**GIVEN REQUEST:** Write out each line of the material again, word for word.

**SOURCE DATA:**
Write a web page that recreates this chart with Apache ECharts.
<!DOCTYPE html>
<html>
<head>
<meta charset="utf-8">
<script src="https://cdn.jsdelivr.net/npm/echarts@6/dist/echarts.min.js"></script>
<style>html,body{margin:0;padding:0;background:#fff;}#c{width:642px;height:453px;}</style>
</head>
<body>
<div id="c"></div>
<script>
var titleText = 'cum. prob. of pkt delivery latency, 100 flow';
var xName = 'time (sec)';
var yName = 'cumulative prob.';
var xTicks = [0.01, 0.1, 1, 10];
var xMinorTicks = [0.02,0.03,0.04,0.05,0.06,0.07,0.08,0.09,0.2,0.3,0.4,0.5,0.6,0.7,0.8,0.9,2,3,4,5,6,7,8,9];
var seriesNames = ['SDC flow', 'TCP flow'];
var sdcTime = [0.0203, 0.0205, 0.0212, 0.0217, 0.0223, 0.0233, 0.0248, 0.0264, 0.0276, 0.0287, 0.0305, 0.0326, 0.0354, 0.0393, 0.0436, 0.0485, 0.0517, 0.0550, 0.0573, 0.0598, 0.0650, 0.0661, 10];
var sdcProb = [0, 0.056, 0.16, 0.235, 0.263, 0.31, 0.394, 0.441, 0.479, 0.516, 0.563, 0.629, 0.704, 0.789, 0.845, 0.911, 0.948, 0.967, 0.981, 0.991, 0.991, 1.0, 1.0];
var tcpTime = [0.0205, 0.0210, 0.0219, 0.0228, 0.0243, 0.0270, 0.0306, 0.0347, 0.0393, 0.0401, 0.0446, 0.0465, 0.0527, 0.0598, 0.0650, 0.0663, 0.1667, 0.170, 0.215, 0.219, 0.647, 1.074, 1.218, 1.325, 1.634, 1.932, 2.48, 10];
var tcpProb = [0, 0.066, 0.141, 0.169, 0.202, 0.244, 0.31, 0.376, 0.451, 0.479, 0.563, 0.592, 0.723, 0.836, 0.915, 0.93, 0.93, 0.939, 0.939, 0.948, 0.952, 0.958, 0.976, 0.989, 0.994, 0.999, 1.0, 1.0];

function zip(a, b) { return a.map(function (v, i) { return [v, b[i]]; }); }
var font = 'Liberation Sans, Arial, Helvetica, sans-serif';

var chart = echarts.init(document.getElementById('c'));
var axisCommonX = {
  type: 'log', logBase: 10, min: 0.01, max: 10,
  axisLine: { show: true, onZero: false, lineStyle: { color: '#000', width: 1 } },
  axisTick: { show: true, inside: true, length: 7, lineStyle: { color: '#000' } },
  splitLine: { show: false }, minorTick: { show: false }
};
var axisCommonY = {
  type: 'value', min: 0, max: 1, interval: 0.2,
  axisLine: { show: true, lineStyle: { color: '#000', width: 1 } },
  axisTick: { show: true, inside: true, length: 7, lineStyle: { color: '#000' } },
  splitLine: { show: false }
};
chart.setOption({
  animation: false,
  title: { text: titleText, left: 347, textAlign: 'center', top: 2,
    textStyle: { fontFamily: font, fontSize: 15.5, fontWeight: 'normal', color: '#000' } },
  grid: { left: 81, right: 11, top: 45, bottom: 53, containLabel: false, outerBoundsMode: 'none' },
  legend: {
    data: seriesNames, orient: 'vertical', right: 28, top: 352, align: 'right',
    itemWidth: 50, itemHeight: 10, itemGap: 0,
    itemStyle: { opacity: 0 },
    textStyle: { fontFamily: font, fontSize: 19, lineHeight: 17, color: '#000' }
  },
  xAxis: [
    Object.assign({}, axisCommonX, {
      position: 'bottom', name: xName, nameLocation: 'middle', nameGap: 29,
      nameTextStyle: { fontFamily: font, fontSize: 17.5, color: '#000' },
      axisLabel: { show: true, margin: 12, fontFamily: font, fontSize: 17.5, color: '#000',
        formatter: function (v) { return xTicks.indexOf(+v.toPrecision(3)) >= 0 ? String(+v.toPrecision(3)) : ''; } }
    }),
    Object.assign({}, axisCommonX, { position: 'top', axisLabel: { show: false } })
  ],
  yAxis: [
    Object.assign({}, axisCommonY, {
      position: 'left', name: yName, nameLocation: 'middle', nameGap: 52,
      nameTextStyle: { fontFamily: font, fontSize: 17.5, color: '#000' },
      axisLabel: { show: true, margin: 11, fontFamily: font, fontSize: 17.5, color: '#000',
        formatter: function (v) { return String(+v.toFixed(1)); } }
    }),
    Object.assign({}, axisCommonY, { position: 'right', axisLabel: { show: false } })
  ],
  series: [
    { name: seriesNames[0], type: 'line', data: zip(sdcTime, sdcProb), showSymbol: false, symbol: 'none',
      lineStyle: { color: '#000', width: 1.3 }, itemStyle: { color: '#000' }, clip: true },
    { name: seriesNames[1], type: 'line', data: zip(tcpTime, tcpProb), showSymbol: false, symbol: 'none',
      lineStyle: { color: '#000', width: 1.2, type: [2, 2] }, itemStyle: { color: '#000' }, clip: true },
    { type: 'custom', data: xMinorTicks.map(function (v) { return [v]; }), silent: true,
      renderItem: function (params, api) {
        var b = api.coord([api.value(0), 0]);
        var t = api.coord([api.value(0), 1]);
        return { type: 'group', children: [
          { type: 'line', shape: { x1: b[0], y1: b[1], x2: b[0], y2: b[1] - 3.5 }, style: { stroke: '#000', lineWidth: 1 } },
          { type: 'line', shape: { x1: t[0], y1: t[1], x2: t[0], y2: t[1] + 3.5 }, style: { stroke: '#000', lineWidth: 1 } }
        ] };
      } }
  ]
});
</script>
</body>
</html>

**SOLUTION TO THIS TASK:**
Write a web page that recreates this chart with Apache ECharts.
<!DOCTYPE html>
<html>
<head>
<meta charset="utf-8">
<script src="https://cdn.jsdelivr.net/npm/echarts@6/dist/echarts.min.js"></script>
<style>html,body{margin:0;padding:0;background:#fff;}#c{width:642px;height:453px;}</style>
</head>
<body>
<div id="c"></div>
<script>
var titleText = 'cum. prob. of pkt delivery latency, 100 flow';
var xName = 'time (sec)';
var yName = 'cumulative prob.';
var xTicks = [0.01, 0.1, 1, 10];
var xMinorTicks = [0.02,0.03,0.04,0.05,0.06,0.07,0.08,0.09,0.2,0.3,0.4,0.5,0.6,0.7,0.8,0.9,2,3,4,5,6,7,8,9];
var seriesNames = ['SDC flow', 'TCP flow'];
var sdcTime = [0.0203, 0.0205, 0.0212, 0.0217, 0.0223, 0.0233, 0.0248, 0.0264, 0.0276, 0.0287, 0.0305, 0.0326, 0.0354, 0.0393, 0.0436, 0.0485, 0.0517, 0.0550, 0.0573, 0.0598, 0.0650, 0.0661, 10];
var sdcProb = [0, 0.056, 0.16, 0.235, 0.263, 0.31, 0.394, 0.441, 0.479, 0.516, 0.563, 0.629, 0.704, 0.789, 0.845, 0.911, 0.948, 0.967, 0.981, 0.991, 0.991, 1.0, 1.0];
var tcpTime = [0.0205, 0.0210, 0.0219, 0.0228, 0.0243, 0.0270, 0.0306, 0.0347, 0.0393, 0.0401, 0.0446, 0.0465, 0.0527, 0.0598, 0.0650, 0.0663, 0.1667, 0.170, 0.215, 0.219, 0.647, 1.074, 1.218, 1.325, 1.634, 1.932, 2.48, 10];
var tcpProb = [0, 0.066, 0.141, 0.169, 0.202, 0.244, 0.31, 0.376, 0.451, 0.479, 0.563, 0.592, 0.723, 0.836, 0.915, 0.93, 0.93, 0.939, 0.939, 0.948, 0.952, 0.958, 0.976, 0.989, 0.994, 0.999, 1.0, 1.0];

function zip(a, b) { return a.map(function (v, i) { return [v, b[i]]; }); }
var font = 'Liberation Sans, Arial, Helvetica, sans-serif';

var chart = echarts.init(document.getElementById('c'));
var axisCommonX = {
  type: 'log', logBase: 10, min: 0.01, max: 10,
  axisLine: { show: true, onZero: false, lineStyle: { color: '#000', width: 1 } },
  axisTick: { show: true, inside: true, length: 7, lineStyle: { color: '#000' } },
  splitLine: { show: false }, minorTick: { show: false }
};
var axisCommonY = {
  type: 'value', min: 0, max: 1, interval: 0.2,
  axisLine: { show: true, lineStyle: { color: '#000', width: 1 } },
  axisTick: { show: true, inside: true, length: 7, lineStyle: { color: '#000' } },
  splitLine: { show: false }
};
chart.setOption({
  animation: false,
  title: { text: titleText, left: 347, textAlign: 'center', top: 2,
    textStyle: { fontFamily: font, fontSize: 15.5, fontWeight: 'normal', color: '#000' } },
  grid: { left: 81, right: 11, top: 45, bottom: 53, containLabel: false, outerBoundsMode: 'none' },
  legend: {
    data: seriesNames, orient: 'vertical', right: 28, top: 352, align: 'right',
    itemWidth: 50, itemHeight: 10, itemGap: 0,
    itemStyle: { opacity: 0 },
    textStyle: { fontFamily: font, fontSize: 19, lineHeight: 17, color: '#000' }
  },
  xAxis: [
    Object.assign({}, axisCommonX, {
      position: 'bottom', name: xName, nameLocation: 'middle', nameGap: 29,
      nameTextStyle: { fontFamily: font, fontSize: 17.5, color: '#000' },
      axisLabel: { show: true, margin: 12, fontFamily: font, fontSize: 17.5, color: '#000',
        formatter: function (v) { return xTicks.indexOf(+v.toPrecision(3)) >= 0 ? String(+v.toPrecision(3)) : ''; } }
    }),
    Object.assign({}, axisCommonX, { position: 'top', axisLabel: { show: false } })
  ],
  yAxis: [
    Object.assign({}, axisCommonY, {
      position: 'left', name: yName, nameLocation: 'middle', nameGap: 52,
      nameTextStyle: { fontFamily: font, fontSize: 17.5, color: '#000' },
      axisLabel: { show: true, margin: 11, fontFamily: font, fontSize: 17.5, color: '#000',
        formatter: function (v) { return String(+v.toFixed(1)); } }
    }),
    Object.assign({}, axisCommonY, { position: 'right', axisLabel: { show: false } })
  ],
  series: [
    { name: seriesNames[0], type: 'line', data: zip(sdcTime, sdcProb), showSymbol: false, symbol: 'none',
      lineStyle: { color: '#000', width: 1.3 }, itemStyle: { color: '#000' }, clip: true },
    { name: seriesNames[1], type: 'line', data: zip(tcpTime, tcpProb), showSymbol: false, symbol: 'none',
      lineStyle: { color: '#000', width: 1.2, type: [2, 2] }, itemStyle: { color: '#000' }, clip: true },
    { type: 'custom', data: xMinorTicks.map(function (v) { return [v]; }), silent: true,
      renderItem: function (params, api) {
        var b = api.coord([api.value(0), 0]);
        var t = api.coord([api.value(0), 1]);
        return { type: 'group', children: [
          { type: 'line', shape: { x1: b[0], y1: b[1], x2: b[0], y2: b[1] - 3.5 }, style: { stroke: '#000', lineWidth: 1 } },
          { type: 'line', shape: { x1: t[0], y1: t[1], x2: t[0], y2: t[1] + 3.5 }, style: { stroke: '#000', lineWidth: 1 } }
        ] };
      } }
  ]
});
</script>
</body>
</html>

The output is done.